Best seller tidaknya karya tidak hanya ditentukan hanya dari novelnya itu sendiri. Banyak kalangan yang berjasa. Di sini bisnis pun bermain. Dengan sedikit taktik karya bisa menjadi fenomenal. Misalnya saja dengan promosi besar-besar di media, launching dengan mengundang artis, atau bisa juga mencari komentator untuk ombustment.

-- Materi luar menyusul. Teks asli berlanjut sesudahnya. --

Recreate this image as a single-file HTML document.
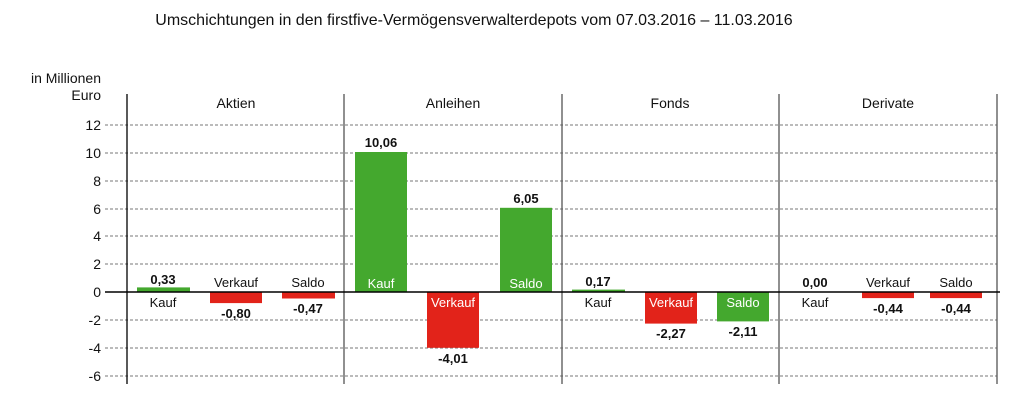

Sedangkan dalam novel Andrea, saya lihat murni dari karya. Kelihaian bercerita menjadi kunci kesuksesannya. Kelihaian itu tak serta merta turun dari langit. Lingkungan dan budayanya sangat berpengaruh.

Ia orang Belitong, berdarah Melayu. Coba tengok ke belakang. Masyarakat tentu tidak awam dengan sastrawan Melayu seperti HAMKA, Marah Roesli, Muchtar Loebis, Iwan Simatupang dll. Jadi wajar jika Andrea pun seperti itu. Orang melayu terkenal pintar bercerita.

“Pendidikan di Sumatra itu sangat berbeda dengan di Jawa. Guru di sana seperti seorang teman. Dia hanya bertugas memfasilitasi. Orang Sumatra yang sukses itu bisa sangat sukses Karena cara mendidiknya tadi. Contohnya saja Andrea,” kata Aulia Muhammad dalam diskusi “Membaca Geliat penyair muda” di Fakultas Sastra Undip. Ia seorang pemred suaramerdeka.com yang juga bergelut dalam dunia sastra. Sebagai seorang yang lahir di Sumatra, tentu ia tahu bagaimana sistem pendidikan di sana.

Dalam Laskar pelangi maupun sang Pemimpi sebenarnya juga bisa terlihat jelas bagaimana pendidikan di sana. Tak jauh beda dengan yang dikatakan Aulia. Dalam novel Sang Pemimpi, Andrea menjelaskan bagaimana cintanya ia dengan sastra. Itu tak lain karena gurunya. Sang guru mengajarkan sastra sekaligus menghipnotisnya untuk mencintai bidang itu. Ia membuat pelajaran itu penuh dengan kepesonaan. Tak hanya teori yang diajarkan tapi ia membebaskan sang murid pada imajinasi-imajinasinya sendiri. Jadi, benarkah Andrea Hirata Seman benar-benar awam dalam dunia sastra?

1 comment:

bayu fijrie said...

saya sudah baca 3 novel andrea hirata plus nonton filmnya. emang rada "loncat2" alur cerita dari ketiga novel itu. banyak misteri juga dibalik ketiganya, terutama tentang tokoh2 yang belum tuntas diceritakan (seperti arai, apakah dia lulus S2 atau gak). tapi ke-3 nya sangat inspiratif.